Théâtre
« Songs » : La mélancolie anglaise du XVIIe siècle vue avec humour

« Songs » : La mélancolie anglaise du XVIIe siècle vue avec humour

08 January 2019 | PAR Victoria Okada

Le Théâtre du Bouffes du Nord présente, jusqu’au 20 janvier, le spectacle « Songs », construit à partir du programme créé par l’Ensemble Correspondance : « Perpetual Night ». Représenté pour la première fois à Lyon en octobre dernier dans le cadre du Festival d’Ambronay, cette pièce devient aujourd’hui un véritable « théâtre-concert ».

En entrant dans la salle, le spectateur découvre les draps blancs qui recouvrent entièrement la scène. Ces draps sont éblouissants sous l’effet de l’éclairage. Quelques figures géométriques derrière ces tissus laissent imaginer que des petits meubles, en l’occurrence les instruments à claviers, sont cachés là.

C’est le jour du mariage de Sylvia. Mais elle s’enfuit, enfermée dans les toilettes. Sa sœur Viviane tente de la rassurer, mais Sylvia part dans sa mémoire — « descente en elle-même » comme dit le metteur en scène Samuel Achache — où l’image de sa sœur se superpose avec celle de la directrice de la colonie de vacance. Dans cette confusion, ses souvenirs plus ou moins inconscients, flous et en désordre, ressortent d’une couche de vécus, symbolisée par la cire qui couvre tous les objets du décor. La cire, liquide puis solide, est aussi là pour montrer la transformation des émotions qui se déversent comme des flots, puis se métamorphosent en se fixant. Dans ce voyage intérieur, il y a une mère, à la fois fragile et autoritaire, qui n’arrive pas à s’exprimer autrement qu’en chantant. Et elle le fait à travers des airs mélancoliques du XVIIe siècle anglais.

 

Sarah Le Picard joue le rôle de Sylvia désemparée et perdue, qui s’efforce de se convaincre malgré ses désarrois, et Margot Alexandre, sa sœur exubérante et protectrice avec un accent provençal. Toutes les deux forment un duo drôle tout en évoquant des sentiments du passé pourtant sombres qu’elles rendent formidablement.

Sébastien Daucé, directeur musical de l’Ensemble Correspondances et Samuel Achache ont élaboré ce spectacle pour mettre en valeur ces songs, représentatives d’un état d’esprit typique de l’époque bouleversante et instable qui suivit le règne d’Elisabeth Ire. La monodie accompagnée qui naissait dans cette période permettait une liberté de déclamation, expression tout à fait nouvelle par rapport à la polyphonie, et qui engendrait une affirmation de soi plus marquée. Or, ces songs de John Blow, Matthew Locke, Henry Purcell et de bien d’autres, ont été chantées dans un cadre de théâtre, et pour que cela soit conforme à cet usage, les deux artistes ont voulu les présenter sous la forme de théâtre plutôt que celle de récital où on ne fait que chanter successivement des airs.

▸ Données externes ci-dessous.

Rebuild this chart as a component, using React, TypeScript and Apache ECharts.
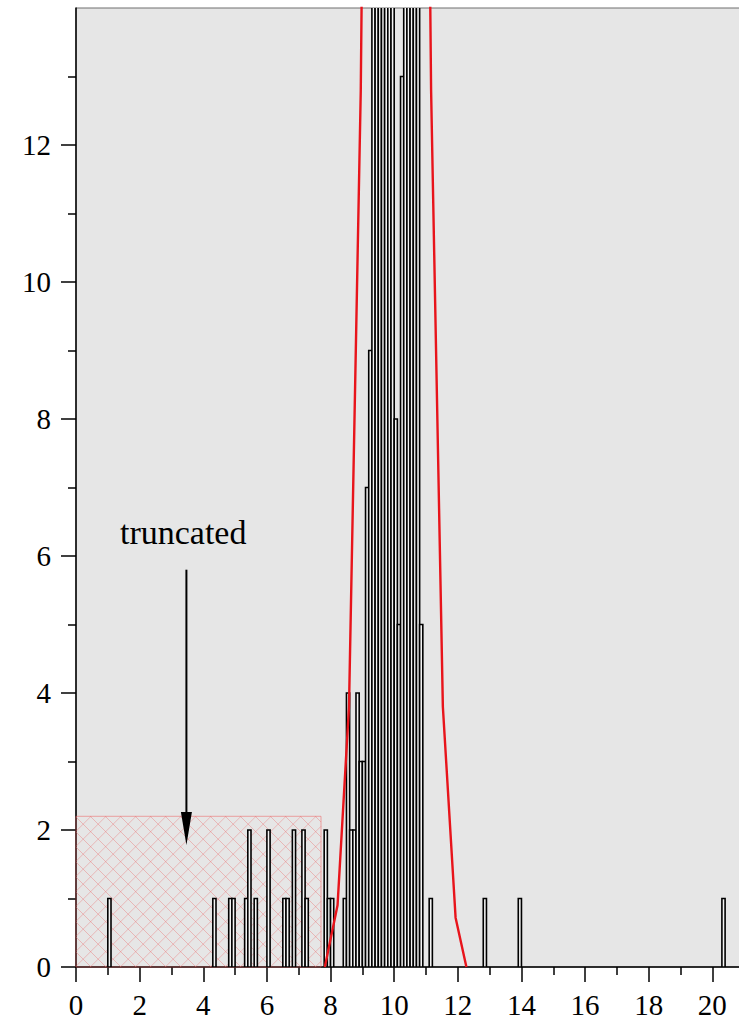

Le disque « Perpetual Night » est conçu sur mesure pour la voix d’alto (ou de contralto) de Lucile Richardot, qui incarne la mère dans le spectacle. Son timbre unique, chaleureux et épais, profond et riche, accompagné et mené à la fois par des instruments (violes, claviers, théorbe, luth, flûte et harpe) réunis en consort, est au centre de ce comédie-dramatique. Sa voix très particulière et donc magique (à l’écoute aveugle, on ne sait même pas si c’est une voix de femme ou d’homme) est une véritable personnalité à elle seule ; et cette étrangeté vocale intervient comme pour renforcer ou interrompre la plongée de Sylvia dans ses mémoires. Le baryton René Ramos-Premier, en archiviste de ces souvenirs, vient parfois chanter avec Lucile Richardot, et leur harmonie de timbre et de couleur est heureuse. Si l’excellence de l’Ensemble Correspondances n’est plus à prouver, Sébastien Daucé et sept musiciens jouent merveilleusement leurs rôles dans la pièce de théâtre, quelquefois en chantant en chœur (référence au théâtre de Platon selon la scénographe Lisa Navarro qui a écrit un texte absolument délicieux) et parfois dans des conditions difficiles à cause de la présence de la cire et de l’eau, ainsi que des déplacements sur le sol accidenté.

C’est une pièce hautement originale, qui mêle le théâtre et le concert, débordante d’imagination et de poésie où la mélancolie est abordée avec le rire.